“Concluía por vezes que as pessoas desejam aquilo que não
têm a certeza de poderem vir a possuir, outras vezes, a coisa parecia-lhe mais
complexa.”
Dito quase nas primeiras linhas, esta frase tornar-se numa
sentença que se estende como conclusão de diversos episódios ocorridos na vida
da narradora protagonista, Faye, que em busca de mudança, que já haviam sido
iniciadas em «Contraluz»,
a levam desta vez a procurar estabelecer-se por Londres.
Os desejos estão aqui em trânsito, e essa noção é de
confluência, quase de engarrafamento, onde uma série de coisas empancam, umas
atrás das outras, num curto espaço de tempo, tudo afazeres necessários aquando de
uma mudança. Como a casa. O foco desta narrativa.
Por outro lado, são também todas as coisas que surgem a quem
corre atrás de um tempo que parece ainda mais acelerado. E mais uma vez o
título funciona muito como metáfora para as ocorrências e encontros. Ela está
em trânsito entre duas realidades: a do eu unitário e solitário e a de
um eu mais universal, mais partilhado que comunga com uma realidade mais
sinérgica.
“(…) ao fim de tanto tempo, parecia ter criado um acordo
tácito de que, até estarmos ambos seguros do chão que pisávamos, deveríamos
permanecer em terreno neutro e orientarmo-nos por balizas públicas.”
Neutro é muitas vezes o terreno literário que se estende ao
logo de todo o relato, neutro pela ausência, quase total, de enredo, já que os
instantâneos da vida de Faye, embora narrados na primeira pessoa, parecem
isentos de avaliações sentimentais. Não o são, mas surgem de forma muito inteligente
e com um humor peculiar, expondo uma análise pelas atitudes de terceiros,
talvez até como forma de não acrescentar mais itens à lista de pecados que
Faye afirma possuir.
“Esta ideia de dois cães a partilharem a tarefa de decifrar
os sinais do falcão, achava-a muito empolgante.

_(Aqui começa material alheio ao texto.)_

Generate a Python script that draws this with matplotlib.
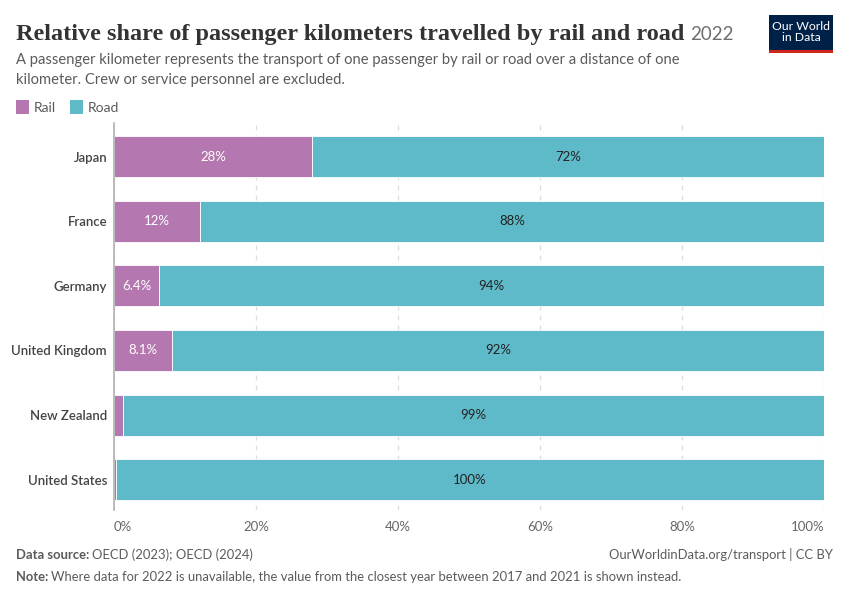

Sugeria que a realização
suprema de um ser consciente residia não na solidão, mas numa partilha tão
elaborada e cooperante que quase podia dizer-se que representava o entrelaçar
de dois eus. Esta noção, do eu unitário a ser rompido, da consciência, não de
um aprisionamento nas suas próprias perceções, mas, antes, como alguma coisa
mais íntima e menos dividida, uma universalidade.”
Da universalidade é compreendermo-nos pelo outro. Conclusões
encontradas no discurso alheio. Afirmando o poder restaurador que é escutar,
Faye, expõem-se menos, mas compreende-se nas revelações dos outros, que de
forma brilhante narra ao leitor, abrindo apenas pequenas brechas sobre si
mesma, como quem exercita e reforça, apenas em doses homeopáticas, o sistema imunitário.
E por isso afirma: “talvez seja só nas nossas feridas que o futuro pode criar
raízes.”
Ainda assim, a dualidade desempenha um papel importante, e
talvez por andarmos em busca dela se consiga encontrar um certo enredo, fruto
da natureza esgotante “(…) muitas vezes as pessoas se revelam,
involuntariamente, por aquilo que notavam nos outros.”
“(…) se não pode ser interpretada, então pela concretização
ao menos de um olhar humano admirativo, tal como uma pintura suspensa numa
parede, aguardando.
Embora com passagens muito bem conseguidas, há uma certa
redenção e um tom menos cáustico com que pincelou «Contraluz». E uma
agressividade mais contida e até contemplativa.